Are Hackathon Prizes The Worst Thing Since Moldy Sliced Bread? - kaushalp88
http://mlh.io/blog/are-hackathon-prizes-the-worst-thing-since-moldy-sliced-bread-04-18-2014/

======
kandalf
I generally agree with the sentiment. I think it's very easy to each year just
look at the standard prize amounts and decide that slightly beating the
standard can't hurt, but over time that leads to higher and higher prizes.
Certainly $1 million is absurd. We (PennApps) are at $10k for 1st place, which
I think you could argue is high (keep in mind that turns into $2.5k/person).
But we made a conscious decision not to raise our prize any more than that
about a year ago, so at least it's not getting worse on our end.

I'm not convinced that giving already released hardware as the main prizes is
a good idea. From my point of view, people don't choose to compete for the
main prizes like they do for sponsor ones, and forcing them to take an Oculus
Rift or something of the like that they could just buy if they wanted seems a
little suboptimal. However, getting unreleased hardware is a value add in my
book, and was something we considered for the latest PennApps with Myo,
although they couldn't make the delivery date in the end.

Sponsor prizes are tricky. One thing we've done at PennApps is encourage more
vaguely themed prizes rather than ones that reward the use of a specific
company's API. OTOH, we're not ready to entirely restrict API-centric prizes
since I do believe that for less "sexy" companies it is a value add (the
writers behind this article both came from arguably "sexy" companies), and the
competition for sponsor dollars is such that the negatives mentioned in the
article about sponsor prizes do not outweigh the cost of removing them for us.

------
morgante
I'd like to think I'm a fairly passionate programmer, but I prefer cash
prizes. Maybe not obscenely large ones (I'm looking at you, Salesforce), but
all the prizes at major university hackathons seem totally reasonable.

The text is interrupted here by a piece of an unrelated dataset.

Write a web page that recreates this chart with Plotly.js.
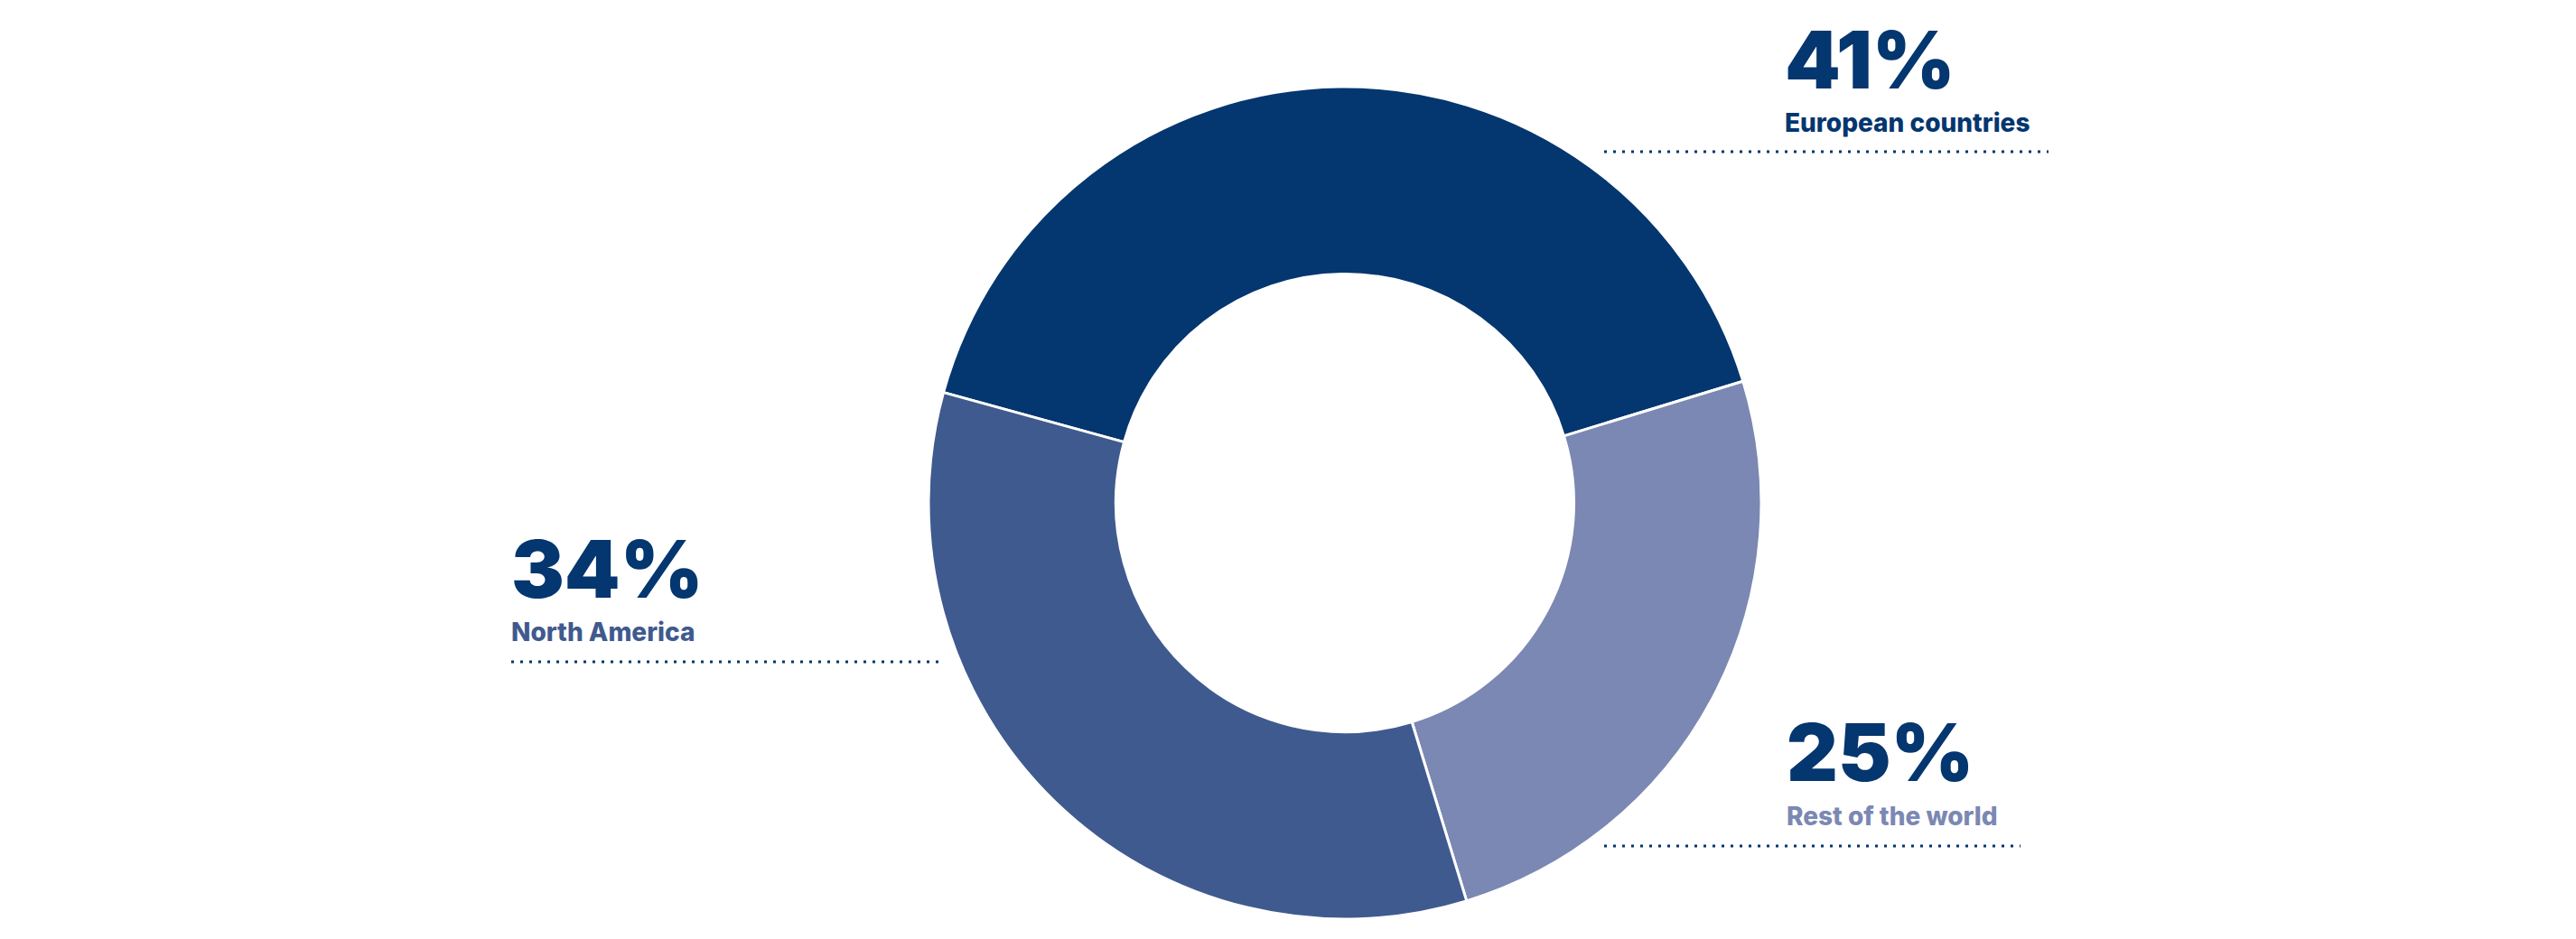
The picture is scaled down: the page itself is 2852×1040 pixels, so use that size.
<!DOCTYPE html>
<html><head><meta charset="utf-8">
<script src="https://cdn.plot.ly/plotly-3.0.1.min.js"></script>
<style>html,body{margin:0;padding:0;background:#fff;}</style>
</head><body><div id="chart" style="width:2852px;height:1040px;"></div>
<script>
// ---- data ----
const categories = ['European countries', 'Rest of the world', 'North America'];
const shares = [41, 25, 34];

// ---- styling ----
const sliceColors = ['#04366f', '#7b88b3', '#3f5a8e'];
const labelColors = ['#04366f', '#7b88b3', '#3f5a8e'];
const pctColor = '#04366f';
const W = 2852, H = 1040;
const px = x => x / W;
const py = y => 1 - y / H;

// label placement (pixels): text left, pct cap-centre, label cap-centre, dotted line y, line x0, x1
const place = [
  {tx: 1974, py: 65.5, ly: 136, dy: 168, x0: 1776, x1: 2268},
  {tx: 1976, py: 833, ly: 904, dy: 937, x0: 1776, x1: 2237},
  {tx: 564, py: 629.5, ly: 700, dy: 733, x0: 566, x1: 1041}
];

const cx = 1489, cy = 557, R = 461;

const trace = {
  type: 'pie',
  labels: categories,
  values: shares,
  sort: false,
  direction: 'clockwise',
  rotation: -74.6,
  hole: 0.55,
  textinfo: 'none',
  hoverinfo: 'label+percent',
  marker: {colors: sliceColors, line: {color: '#ffffff', width: 3}},
  domain: {x: [px(cx - R), px(cx + R)], y: [py(cy + R), py(cy - R)]},
  showlegend: false
};

const annotations = [];
const shapes = [];
categories.forEach((c, i) => {
  const p = place[i];
  annotations.push({
    xref: 'paper', yref: 'paper', x: px(p.tx), y: py(p.py),
    xanchor: 'left', yanchor: 'middle', showarrow: false,
    text: shares[i] + '%',
    font: {family: 'Inter, Lato, sans-serif', size: 88, weight: 900, color: pctColor}
  });
  annotations.push({
    xref: 'paper', yref: 'paper', x: px(p.tx), y: py(p.ly),
    xanchor: 'left', yanchor: 'middle', showarrow: false,
    text: c,
    font: {family: 'Inter, Lato, sans-serif', size: 28, weight: 800, color: labelColors[i]}
  });
  shapes.push({
    type: 'line', xref: 'paper', yref: 'paper',
    x0: px(p.x0), x1: px(p.x1), y0: py(p.dy), y1: py(p.dy),
    line: {color: pctColor, width: 3, dash: '3px,7px'}
  });
});

const layout = {
  width: W, height: H,
  margin: {l: 0, r: 0, t: 0, b: 0},
  paper_bgcolor: '#ffffff',
  plot_bgcolor: '#ffffff',
  annotations: annotations,
  shapes: shapes
};

Plotly.newPlot('chart', [trace], layout, {displayModeBar: false, staticPlot: true});
</script>
</body></html>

A well-organized hackathon is fairly bifurcated. You have new hackers who are
there to learn and experienced hackers who want to tackle an ambitious
project. For both groups, I think large cash prizes are useful. For the
newbies, even if they're not planning to win, the prizes reinforce the message
that hacking is something useful and worth pursuing (helping to counteract the
societal narrative of geeks being lame). For experienced hackers, prizes are a
way of affirming that you've accomplished something amazing, particularly
since most of the coolest hacks will never generate other compensation for the
creators.

My personal reason for not liking product prizes is an objection to the
accumulation of stuff. I really don't need yet another Arduino (won too many
already) and would much rather use the money to take my family out for a nice
dinner/etc. Most people don't need more _things_.

The idea of experience prizes (a trip somewhere) is a good one though.

------
jefflinwood
I'm not sure if prizes are really all that at hackathons - one big downside is
that if you end up not winning any prizes, it makes the hackathon a bit of a
downer, even if you ended up making something cool.

I actually prefer doing something fun at hackathons - case in point, the
recent create a music app for Slash hackathon during SXSW, where I ditched my
original idea to play with Qualcomm's beacon technology instead.

My biggest complaint about hackathons is if the hackathon is actually judged
as a business pitch-a-thon, and that part wasn't clear at the beginning.